** start **
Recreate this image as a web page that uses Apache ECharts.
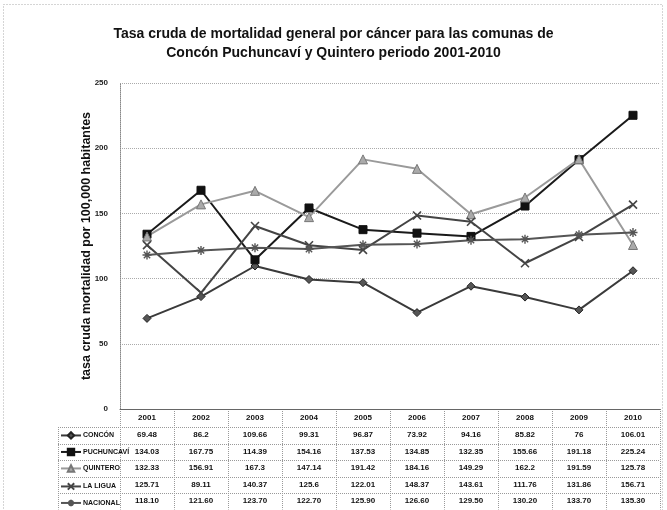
<!DOCTYPE html>
<html>
<head>
<meta charset="utf-8">
<script src="https://cdn.jsdelivr.net/npm/echarts@6/dist/echarts.min.js"></script>
<style>
  html, body { margin: 0; padding: 0; background: #fff; }
  #chart { width: 667px; height: 510px; }
</style>
</head>
<body>
<div id="chart"></div>
<script>
// Years on the category axis (also the header row of the data table)
const years = ['2001', '2002', '2003', '2004', '2005', '2006', '2007', '2008', '2009', '2010'];

// Crude cancer mortality rate per 100,000 inhabitants
const concon     = [69.48, 86.2, 109.66, 99.31, 96.87, 73.92, 94.16, 85.82, 76, 106.01];
const puchuncavi = [134.03, 167.75, 114.39, 154.16, 137.53, 134.85, 132.35, 155.66, 191.18, 225.24];
const quintero   = [132.33, 156.91, 167.3, 147.14, 191.42, 184.16, 149.29, 162.2, 191.59, 125.78];
const laLigua    = [125.71, 89.11, 140.37, 125.6, 122.01, 148.37, 143.61, 111.76, 131.86, 156.71];
const nacional   = [118.10, 121.60, 123.70, 122.70, 125.90, 126.60, 129.50, 130.20, 133.70, 135.30];

const seriesNames = ['CONCÓN', 'PUCHUNCAVÍ', 'QUINTERO', 'LA LIGUA', 'NACIONAL'];
const seriesValues = [concon, puchuncavi, quintero, laLigua, nacional];
const valueDecimals = [null, null, null, null, 2];

// Value axis ticks
const yMin = 0, yMax = 250, yStep = 50;

const titleLines = [
  'Tasa cruda de mortalidad general por cáncer para las comunas de',
  'Concón Puchuncaví y Quintero periodo 2001-2010'
];
const yAxisTitle = 'tasa cruda mortalidad por 100,000 habitantes';

// Marker shapes and greys per series
const crossPath = 'path://M0,0L10,10M10,0L0,10';
const starPath = 'path://M5,0L5,10M0,5L10,5M1.5,1.5L8.5,8.5M8.5,1.5L1.5,8.5';
const styles = [
  { symbol: 'diamond',  size: 8, line: '#3a3a3a', fill: '#555', border: '#222', bw: 1 },
  { symbol: 'rect',     size: 8, line: '#1a1a1a', fill: '#111', border: '#111', bw: 1 },
  { symbol: 'triangle', size: 9, line: '#9a9a9a', fill: '#aaa', border: '#777', bw: 1 },
  { symbol: crossPath,  size: 8, line: '#444',    fill: 'none', border: '#444', bw: 1.6 },
  { symbol: starPath,   size: 9, line: '#555',    fill: 'none', border: '#555', bw: 1.4 }
];

const FONT = 'Liberation Sans, Arial, sans-serif';
const NARROW = 'Liberation Sans Narrow, Liberation Sans, Arial, sans-serif';

// Table geometry (rows under the plot)
const gridBox = { left: 120, right: 7, top: 83, bottom: 101 };
const headerH = 18;
const rowH = 16.5;

const chart = echarts.init(document.getElementById('chart'));

const series = seriesNames.map((name, i) => ({
  name: name,
  type: 'line',
  data: seriesValues[i],
  symbol: styles[i].symbol,
  symbolSize: styles[i].size,
  showAllSymbol: true,
  lineStyle: { color: styles[i].line, width: 2 },
  itemStyle: { color: styles[i].fill, borderColor: styles[i].border, borderWidth: styles[i].bw },
  emphasis: { disabled: true },
  animation: false
}));

// One legend key per table row, so each sits in its own row
const axisYpx = 510 - gridBox.bottom;
const legends = seriesNames.map((name, r) => ({
  orient: 'horizontal',
  left: 60,
  top: axisYpx + headerH + r * rowH + rowH / 2 - 4,
  padding: 0,
  itemWidth: 20,
  itemHeight: 8,
  itemGap: 0,
  selectedMode: false,
  data: [name],
  textStyle: { fontFamily: NARROW, fontWeight: 'bold', fontSize: 7, color: '#111', padding: [0, 0, 0, -3] }
}));

chart.setOption({
  animation: false,
  backgroundColor: '#fff',
  title: {
    text: titleLines.join('\n'),
    left: 'center',
    top: 20,
    textStyle: { fontFamily: FONT, fontWeight: 'bold', fontSize: 14, lineHeight: 19, color: '#111' }
  },
  legend: legends,
  grid: gridBox,
  xAxis: {
    type: 'category',
    data: years,
    boundaryGap: true,
    axisLine: { lineStyle: { color: '#666', width: 1 } },
    axisTick: { show: true, length: 0 },
    axisLabel: { fontFamily: FONT, fontWeight: 'bold', fontSize: 8, color: '#111', margin: 5 }
  },
  yAxis: {
    type: 'value',
    min: yMin,
    max: yMax,
    interval: yStep,
    name: yAxisTitle,
    nameLocation: 'middle',
    nameGap: 27,
    nameMoveOverlap: false,
    nameRotate: 90,
    nameTextStyle: { fontFamily: FONT, fontWeight: 'bold', fontSize: 12.5, color: '#111' },
    axisLine: { show: true, lineStyle: { color: '#888', type: 'dotted' } },
    axisTick: { show: false },
    axisLabel: { fontFamily: FONT, fontWeight: 'bold', fontSize: 8, color: '#222', margin: 12 },
    splitLine: { lineStyle: { color: '#aaa', type: 'dotted', width: 1 } }
  },
  series: series
});

// Data table under the plot, aligned with the category axis
function buildTable() {
  const xs = years.map(y => chart.convertToPixel({ xAxisIndex: 0 }, y));
  const band = xs.length > 1 ? xs[1] - xs[0] : 54;
  const axisY = chart.convertToPixel({ yAxisIndex: 0 }, yMin);
  const headerBottom = axisY + headerH;
  const tableLeft = 58;
  const tableBottom = headerBottom + rowH * seriesNames.length;
  const gridStyle = { stroke: '#999', lineWidth: 1, lineDash: [1, 1] };
  const elements = [];

  // vertical borders
  for (let k = 0; k <= xs.length; k++) {
    const x = Math.round(xs[0] - band / 2 + k * band) + 0.5;
    elements.push({ type: 'line', shape: { x1: x, y1: axisY, x2: x, y2: tableBottom }, style: gridStyle, silent: true });
  }
  elements.push({ type: 'line', shape: { x1: tableLeft + 0.5, y1: headerBottom, x2: tableLeft + 0.5, y2: tableBottom }, style: gridStyle, silent: true });

  // horizontal borders
  for (let r = 0; r <= seriesNames.length; r++) {
    const y = Math.round(headerBottom + r * rowH) + 0.5;
    elements.push({ type: 'line', shape: { x1: tableLeft, y1: y, x2: xs[xs.length - 1] + band / 2, y2: y }, style: gridStyle, silent: true });
  }

  // cell values
  seriesValues.forEach((vals, r) => {
    const cy = headerBottom + r * rowH + rowH / 2;
    vals.forEach((v, c) => {
      const txt = valueDecimals[r] != null ? v.toFixed(valueDecimals[r]) : String(v);
      elements.push({
        type: 'text', silent: true,
        style: {
          x: xs[c], y: cy, text: txt, align: 'center', verticalAlign: 'middle',
          fontFamily: FONT, fontWeight: 'bold', fontSize: 8, fill: '#111'
        }
      });
    });
  });

  // page frame
  elements.push({ type: 'rect', shape: { x: 3.5, y: 4.5, width: 659, height: 520 }, style: { fill: 'none', stroke: '#aaa', lineWidth: 1, lineDash: [1, 2] }, silent: true });

  chart.setOption({ graphic: elements });
}
buildTable();
</script>
</body>
</html>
** end **
Begin at the top of the material above and output each line exactly, stopping after the line that holds "const yAxisTitle = 'tasa". Leave out pictures.

Recreate this image as a web page that uses Apache ECharts.
<!DOCTYPE html>
<html>
<head>
<meta charset="utf-8">
<script src="https://cdn.jsdelivr.net/npm/echarts@6/dist/echarts.min.js"></script>
<style>
  html, body { margin: 0; padding: 0; background: #fff; }
  #chart { width: 667px; height: 510px; }
</style>
</head>
<body>
<div id="chart"></div>
<script>
// Years on the category axis (also the header row of the data table)
const years = ['2001', '2002', '2003', '2004', '2005', '2006', '2007', '2008', '2009', '2010'];

// Crude cancer mortality rate per 100,000 inhabitants
const concon     = [69.48, 86.2, 109.66, 99.31, 96.87, 73.92, 94.16, 85.82, 76, 106.01];
const puchuncavi = [134.03, 167.75, 114.39, 154.16, 137.53, 134.85, 132.35, 155.66, 191.18, 225.24];
const quintero   = [132.33, 156.91, 167.3, 147.14, 191.42, 184.16, 149.29, 162.2, 191.59, 125.78];
const laLigua    = [125.71, 89.11, 140.37, 125.6, 122.01, 148.37, 143.61, 111.76, 131.86, 156.71];
const nacional   = [118.10, 121.60, 123.70, 122.70, 125.90, 126.60, 129.50, 130.20, 133.70, 135.30];

const seriesNames = ['CONCÓN', 'PUCHUNCAVÍ', 'QUINTERO', 'LA LIGUA', 'NACIONAL'];
const seriesValues = [concon, puchuncavi, quintero, laLigua, nacional];
const valueDecimals = [null, null, null, null, 2];

// Value axis ticks
const yMin = 0, yMax = 250, yStep = 50;

const titleLines = [
  'Tasa cruda de mortalidad general por cáncer para las comunas de',
  'Concón Puchuncaví y Quintero periodo 2001-2010'
];
const yAxisTitle = 'tasa cruda mortalidad por 100,000 habitantes';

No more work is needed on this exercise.